Living in the Gallery
So what does this mean for us today, in our ordinary Tuesday afternoons and challenging Monday mornings? How do we apply this understanding of God's collaborative artistry to our daily lives?
First, cultivate historical friendship. Choose a saint, martyr, or spiritual writer from history and spend time with their story and writings. Let their testimony encourage your faith. You might start with someone like Brother Lawrence, whose Practice of the Presence of God shows how a monastery cook found God in kitchen duties, or Corrie ten Boom, whose forgiveness of Nazi guards demonstrates supernatural grace.
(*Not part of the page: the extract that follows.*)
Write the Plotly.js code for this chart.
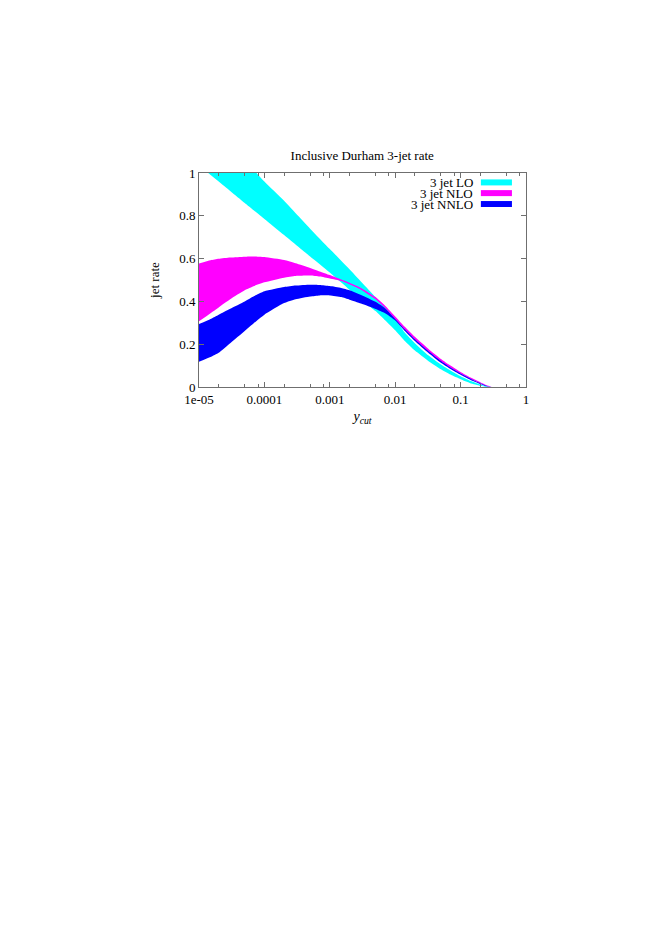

These aren't distant heroes but older siblings in faith who beckon us to join them in the grand narrative of God's redemptive work. By immersing ourselves in their stories, we gain a deeper appreciation for the diverse ways in which God has collaborated with humanity throughout history.
Second, embrace your role as a living canvas. Just as God worked through flawed yet faithful individuals in the past, He continues to work through imperfect vessels today. Allow yourself to be a willing participant in God's masterpiece, trusting that He can bring beauty and purpose out of your brokenness. Your life is a canvas on which God paints His ongoing story of redemption and grace.
Lastly, celebrate the living gallery around you. Recognize that the body of Christ is not confined to a distant past or a far-off future, but is present here and now through the believers around you. Take time to appreciate the unique brushstrokes of God's work in the lives of those you interact with each and every day.
After all, the artist is delighted when we praise his greatest works. Still, it is not the clay of the earthen vessel alone that gets the glory, it’s the divine artist who formed it. Yet even so, when we use that vessel, when we drink from it, when we appreciate it—we are truly honoring God, Himself.